Following an independent panel's final report submission on an investigation into the 2014 disappearance of 43 Mexican college students, President Andrés Manuel López Obrador said his administration plans to continue probing the case.

The five-member Interdisciplinary Group of Independent Experts (GIEI), comprising jurists and doctors, said they were withdrawing from the investigation due to roadblocks, as the government had failed to give them vital information, Telesur reported.

Obrador's comments came Tuesday after the GIEI submitted their final report, as per NBC News. Obrador, who took office in 2018, had created a "truth commission" in the same year to look into the case. He also renewed the mandate of the GIEI, which had been formed nearly a decade ago.

The missing students were traveling on buses through Iguala to Mexico City for an annual protest when they disappeared on Sept. 26, 2014. Till date, only the remains of three students have been formally identified. Former President Enrique Nieto's administration claimed the students were kidnapped by corrupt police officers and a local drug cartel. The government at the time added that the students were killed and burned.

GIEI's presentation Tuesday said the authorities, including police agencies, army, navy and intelligence services, were aware of the location of the kidnapped college students.

Before the presentation of the group's sixth and final fact-finding report, GIEI panel member Carlos Beristain said during a press conference they all "collaborated to make them (the students) disappear."
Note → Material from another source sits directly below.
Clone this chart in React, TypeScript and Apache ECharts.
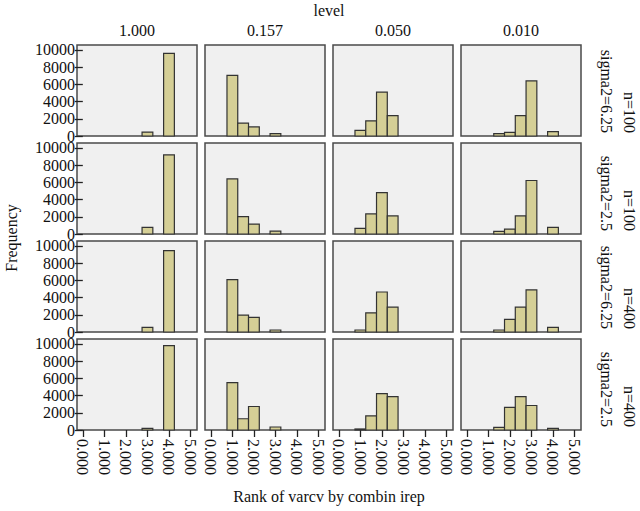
import React, { useEffect, useRef } from "react";
import * as echarts from "echarts";

const levels = ["1.000", "0.157", "0.050", "0.010"];
const rowLabels = ["n=100\nsigma2=6.25", "n=100\nsigma2=2.5", "n=400\nsigma2=6.25", "n=400\nsigma2=2.5"];
const bins = [1, 1.5, 2, 2.5, 3, 3.5, 4];
const xTicks = [0, 1, 2, 3, 4, 5];
const yTicks = [0, 2000, 4000, 6000, 8000, 10000];

// n=100, sigma2=6.25
const r1c1 = [0, 0, 0, 0, 460, 0, 9600];
const r1c2 = [7050, 1500, 1050, 0, 270, 0, 0];
const r1c3 = [650, 1770, 5100, 2380, 0, 0, 0];
const r1c4 = [0, 270, 420, 2380, 6400, 0, 500];
// n=100, sigma2=2.5
const r2c1 = [0, 0, 0, 0, 760, 0, 9200];
const r2c2 = [6400, 2020, 1150, 0, 340, 0, 0];
const r2c3 = [650, 2330, 4800, 2100, 0, 0, 0];
const r2c4 = [0, 300, 570, 2100, 6220, 0, 760];
// n=400, sigma2=6.25
const r3c1 = [0, 0, 0, 0, 540, 0, 9460];
const r3c2 = [6080, 1960, 1690, 0, 230, 0, 0];
const r3c3 = [230, 2230, 4650, 2890, 0, 0, 0];
const r3c4 = [0, 230, 1460, 2890, 4890, 0, 540];
// n=400, sigma2=2.5
const r4c1 = [0, 0, 0, 0, 190, 0, 9810];
const r4c2 = [5500, 1310, 2730, 0, 350, 0, 0];
const r4c3 = [120, 1650, 4230, 3890, 0, 0, 0];
const r4c4 = [0, 310, 2620, 3890, 2850, 0, 190];

const panels = [
  [r1c1, r1c2, r1c3, r1c4],
  [r2c1, r2c2, r2c3, r2c4],
  [r3c1, r3c2, r3c3, r3c4],
  [r4c1, r4c2, r4c3, r4c4],
];

const FONT = "'Liberation Serif', 'Times New Roman', serif";

export default function App() {
  const ref = useRef<HTMLDivElement>(null);
  useEffect(() => {
    if (!ref.current) return;
    const chart = echarts.init(ref.current, null, { renderer: "svg" });
    const grids: any[] = [];
    const xAxes: any[] = [];
    const yAxes: any[] = [];
    const series: any[] = [];
    const graphics: any[] = [];
    const colLeft = 77, colStep = 128, colW = 120;
    const rowTop = 45, rowStep = 98, rowH = 91;
    for (let r = 0; r < 4; r++) {
      for (let c = 0; c < 4; c++) {
        const idx = r * 4 + c;
        grids.push({
          left: colLeft + colStep * c,
          top: rowTop + rowStep * r,
          width: colW,
          height: rowH,
          show: true,
          backgroundColor: "#f0f0f0",
          borderColor: "#4a4a4a",
          borderWidth: 1.5,
          containLabel: false,
        });
        const bottom = r === 3;
        const left = c === 0;
        xAxes.push({
          type: "value",
          gridIndex: idx,
          min: -0.27,
          max: 5.3,
          axisLine: { show: false },
          splitLine: { show: false },
          axisTick: {
            show: bottom,
            length: 7,
            lineStyle: { color: "#222", width: 1.3 },
            customValues: xTicks,
          },
          axisLabel: {
            show: bottom,
            rotate: -90,
            margin: 9,
            fontFamily: FONT,
            fontSize: 16,
            color: "#111",
            customValues: xTicks,
            formatter: (v: number) => v.toFixed(3),
          },
        });
        yAxes.push({
          type: "value",
          gridIndex: idx,
          min: 0,
          max: 10580,
          axisLine: { show: false },
          splitLine: { show: false },
          axisTick: {
            show: left,
            length: 8,
            lineStyle: { color: "#222", width: 1.3 },
            customValues: yTicks,
          },
          axisLabel: {
            show: left,
            margin: 2,
            fontFamily: FONT,
            fontSize: 16,
            lineHeight: 11,
            color: "#111",
            customValues: yTicks,
            formatter: (v: number) => String(v),
          },
        });
        const vals = panels[r][c];
        const data = bins
          .map((b, i) => [b, vals[i]])
          .filter((d) => d[1] > 0);
        series.push({
          type: "custom",
          xAxisIndex: idx,
          yAxisIndex: idx,
          data,
          renderItem: (params: any, api: any) => {
            const x = api.value(0);
            const y = api.value(1);
            const p0 = api.coord([x - 0.25, y]);
            const p1 = api.coord([x + 0.25, 0]);
            return {
              type: "rect",
              shape: { x: p0[0], y: p0[1], width: p1[0] - p0[0], height: p1[1] - p0[1] },
              style: { fill: "#d5cf96", stroke: "#333", lineWidth: 1.2 },
            };
          },
        });
      }
    }
    for (let c = 0; c < 4; c++) {
      graphics.push({
        type: "text",
        x: colLeft + colStep * c + colW / 2,
        y: 30,
        style: {
          text: levels[c],
          font: `16px ${FONT}`,
          fill: "#111",
          textAlign: "center",
          textVerticalAlign: "middle",
        },
      });
    }
    for (let r = 0; r < 4; r++) {
      graphics.push({
        type: "text",
        x: 618,
        y: rowTop + rowStep * r + rowH - 3,
        rotation: -Math.PI / 2,
        style: {
          text: rowLabels[r],
          font: `16px ${FONT}`,
          fill: "#111",
          textAlign: "right",
          textVerticalAlign: "middle",
          lineHeight: 23,
        },
      });
    }
    graphics.push({
      type: "text",
      x: 329,
      y: 10,
      style: { text: "level", font: `16px ${FONT}`, fill: "#111", textAlign: "center", textVerticalAlign: "middle" },
    });
    graphics.push({
      type: "text",
      x: 329,
      y: 496,
      style: {
        text: "Rank of varcv by combin irep",
        font: `16px ${FONT}`,
        fill: "#111",
        textAlign: "center",
        textVerticalAlign: "middle",
      },
    });
    graphics.push({
      type: "text",
      x: 11,
      y: 238,
      rotation: Math.PI / 2,
      style: { text: "Frequency", font: `16px ${FONT}`, fill: "#111", textAlign: "center", textVerticalAlign: "middle" },
    });
    chart.setOption({
      animation: false,
      backgroundColor: "#ffffff",
      grid: grids,
      xAxis: xAxes,
      yAxis: yAxes,
      series,
      graphic: graphics,
    });
    return () => chart.dispose();
  }, []);
  return (
    <div
      ref={ref}
      style={{ position: "fixed", left: 0, top: 0, width: 640, height: 511 }}
    />
  );
}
The panel also said that it faced consistent opposition and deception from security agencies in Mexico, reported Al Jazeera.

Beristain said these agencies lied to the investigators, and that "they've responded with falsehoods. We have no more information."

The panel was critical of the government's initial account of the incident, which alleged that local police had teamed up with local drug groups to kill the students.

GIEI members, who will depart Mexico next week, have also accused security forces of withholding important information. The panel added the authorities used torture to extract false testimonies and obstructing investigative efforts.

The disappearance of the Ayotzinapa 43 has become the largest human rights scandal in modern Mexican history, but so far it's not clear what happened to the students of the Ayotzinapa Rural Teachers' College.